1. A heatshielded article, comprising:
a support (8);
at least one heatshield (20) secured adjacent to the support (18);
the heatshield (20) having a shield portion (28) spaced from the support (18), the
shield portion including a hot side (30) and an uncoated cold side (32); and
a projection (34) projecting from the cold side (32), the projection (34) having an
origin (36) at the shield portion (28) and a terminus (38) remote from the shield
portion, the terminus including a coating (64) along at least a portion of its length.
2. The article of claim 1 wherein impingement holes (58) penetrate the support (18) and
film holes (60) penetrate the heatshield (20).

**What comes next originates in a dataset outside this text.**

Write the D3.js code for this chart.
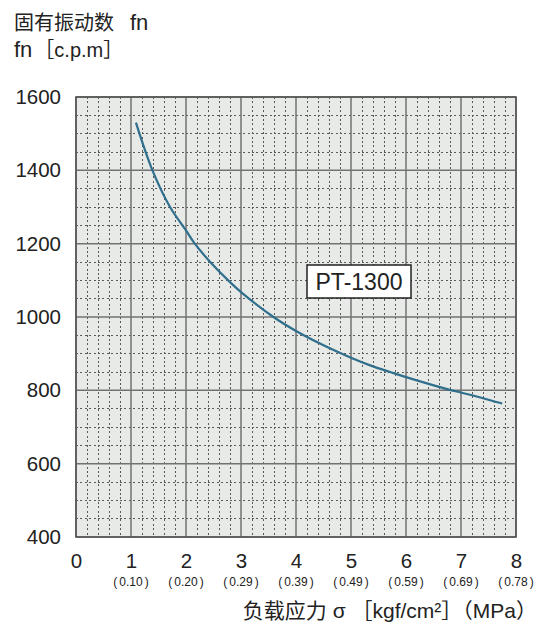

3. The article of claim 1 or 2 wherein the coating (64) is selected from the group consisting
of thermal barrier coatings, environmental barrier coatings and oxidation resistant
coatings.
4. The article of any preceding claim wherein the coated terminus (38) contacts the support
(18).
5. The article of any of claims 1 to 3 wherein the terminus (38) has a length extending
substantially parallel to the support (18), the terminus (38) being spaced from the
support (18) over at least part of the length.
6. The article of any preceding claim wherein the projection is at least one of a boundary
wall (34), a rib (48), a collar (46), a radiator fin (50), a standoff (50), and a
rim (52).
7. The article of any preceding claim wherein the support (18) and the heatshield (20)
are a support shell and a heatshield panel respectively for a gas turbine engine combustor.
8. A heatshield (20) having a shield portion (28) with a hot side (30) and an uncoated
cold side (32), a projection (34) projecting from an origin (36) at the cold side
(32) to a terminus (38) remote from the cold side (32), the terminus (38) including
a coating (64) along at least a portion of its length.